PS 38-54
Functional strategies of a rare ancient cycad along an environmental gradient of a tropical dry forest

Wednesday, August 7, 2013
Exhibit Hall B, Minneapolis Convention Center
Juan C. Alvarez-Yepiz, Department of Environmental and Forest Biology, SUNY College of Environmental Science and Forestry, Syracuse, NY
Alejandro Cueva, Departamento de Ciencias de la Tierra, Centro de Investigación Científica y Educación Superior de Ensenada, B.C., Ensenada, Mexico
Martin Dovciak, Department of Environmental and Forest Biology, State University of New York College of Environmental Science and Forestry, Syracuse, NY
Mark A. Teece, Department of Chemistry, SUNY College of Environmental Science and Forestry, Syracuse, NY
Enrico A. Yepez, Department of Biology, University of New Mexico, Albuquerque, NM

Functional traits influence plant responses to changing environmental conditions notably via the regeneration niche shaping plant future fitness. We studied life-stage specific functional strategies related to carbon and water economies of a rare long-lived cycad (Dioon sonorense) along a soil fertility and altitudinal gradient. We expect that 1) functional traits will be more closely linked to the regeneration niche (seedlings), and 2) functional traits related to carbon and nitrogen acquisition and water use efficiency will vary with life-stage and with soil fertility. We sampled 3-6 individuals from each cycad life-stage (seedling, juvenile, adult) in a gradient of nine sites at a tropical dry forest in northwestern Mexico. We quantified 10 leaf traits: chemical (%C, %N, d13C, d15N, C/N, %N2-fixation), physiological (photosynthetic rate (A), transpiration rate (E) and water use efficiency (WUE: A/E) in dry and wet seasons) and morphological (leaflet width). We performed ANCOVA analysis with traits as dependent variables, life-stage as a factor, and the first principal component scores (PCA, 33% explained variance) representing a gradient of soil fertility and altitude as a covariate.

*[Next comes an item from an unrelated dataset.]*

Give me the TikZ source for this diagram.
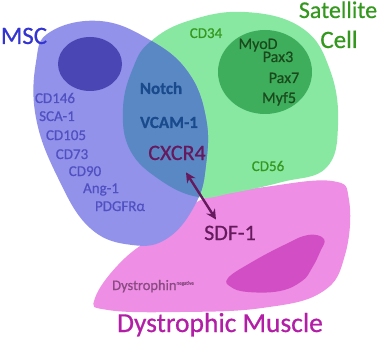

Contrary to our first expectation, the adult stage was consistently retained in the models (p<0.05), so functional traits in the rare cycad D. sonorense seem more adapted to its adult niche and not its regeneration niche. No variation among life-stages or along the environmental gradient was detected in leaf C and N content. However, C/N ratio and photosynthetic rate (dry season) were higher and transpiration rate (wet season) lower in adults. Water use efficiency (inferred from d13C) and atmospheric nitrogen fixation increased with life-stage and with declining soil fertility at higher elevation (~45% explained variance in both cases). Quantification of functional traits provides insights into cycad persistence in areas with nutrient-poor soils and seasonal drought. Since adult survival makes the highest contribution to population growth rates in long-lived species such as cycads, adaptations that favor efficiency of carbon and water utilization, and nitrogen fixation in adult plants are particularly relevant for their persistence in arid ecosystems.